GERSHWIN’S SCHEDULE in the spring and summer of 1930 included another August concert with the New York Philharmonic in Lewisohn Stadium, where he played both the Rhapsody in Blue and the Concerto in F and conducted An American in Paris—the first time he had conducted a symphony orchestra in a concert.31 The concert was also heard on the radio, marking the growing presence and influence of a medium that had barely existed a decade earlier.

During the runup to the previous December’s opening of Strike Up the Band, Gershwin had taken the affirmative side in a “debate” over the impact of radio—upholding the medium’s virtues as the putative “King of Jazz,” while a “Progressive Woman Educator,” Dr. Blanche Colton Williams, head of the English Department at Hunter College, deplored the effects of the broadcast medium. No judges were there to declare a winner, nor was an audience present—just Gladys Oaks of the New York World. The exchange was held in a nearby theater during a rehearsal of Gershwin’s current show.

The composer began the conversation on an unambiguous note:

I think that the radio is the greatest thing that has ever happened to the American household. Look at the little backwater towns from Kankakee to Oskaloosa. What could they know of the gorgeous rush of new things, which is the most important gift of our modern civilization, except for the radio? . . . Think of all the people in the cities, too, who can’t afford what the cities have to offer. There is a new kind of culture in the world, and particularly in America. A culture of abundance, of many quick entertainments—ball games, prize-fights, jazz, preaching, science, symphonies, the sharing of adventure with men like [Admiral Richard E.] Byrd and [Charles] Lindbergh. And the voice, the instrument, the supreme interpreter of this new culture is the radio, without which few of us could acquire it!

BCW: You may call it culture, but I feel the word is a little high-falutin. Children trying to study over the clamor, people attempting to sleep while competing, loud-speakers blare in neighboring apartments. In many families the instrument is left on from the time papa comes home, sometimes from the time mama gets up. I was a guest the other night at a home where the radio “went” all evening. Conversation was simply impossible. After a few shrieking interludes, I gave it up. It becomes—

At this point, reported Gladys Oaks, “with the most graceful gesture in the world, Mr. Gershwin interrupted her.”

That’s simply bad manners, . . . not anything wrong with the radio. Of course we don’t expect people to keep it going in the children’s study hours, or while their guests are discussing the universe. The beauty of the thing is that you can have just as much of it as you want by merely shifting a dial! . . .

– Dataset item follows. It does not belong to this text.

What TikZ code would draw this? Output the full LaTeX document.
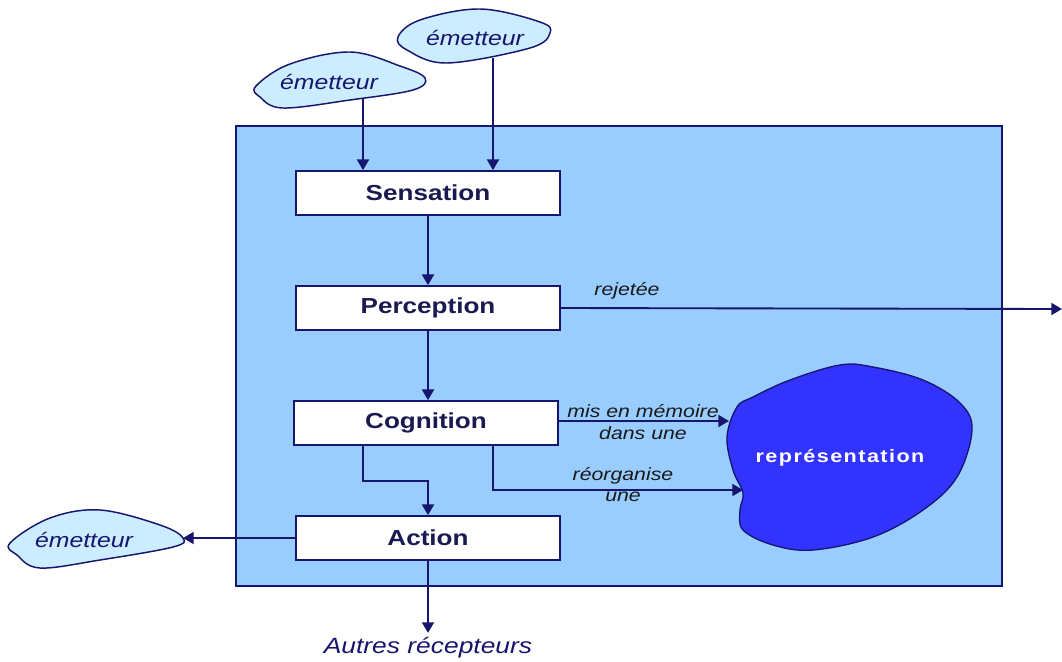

BCW: The thing I really object to most about it is that it standardizes the American audience and the American youth, which is the hope of our future art and our future evolution. . . . Taste is not the product of Gilbert and Sullivan in snatches, political speeches that are indistinct, both in thought and enunciation, symphonies and static. . . .

GG: You should get a good radio. Speeches over my loud-speaker are distinct as possible. And personality comes over with the words, as you’d never get it in a newspaper. When Al Smith says “boid,” for example, it does not come out “bird.” And suppose it does standardize! Isn’t a high standard of citizens better than a low one with a few great minds? . . . The art that represents us must be, I think, a crowded art, an art that expresses the dozens and hundreds of things that are always knocking at us and inviting. The radio is the very symbol of this life-enriching.32

Gershwin’s remarks on this occasion were consistent with the common sense and clarity that underlie his published articles. Finding modern life rich as well as distracting, he welcomed that quality in modern art, at least in principle. Phrases that evoke modernity—“crowded art,” “dozens and hundreds of things that are always knocking at us and inviting”—shed light on his attitude as an artist. And they complement his equally strong belief that artists must study and learn from masters of the past.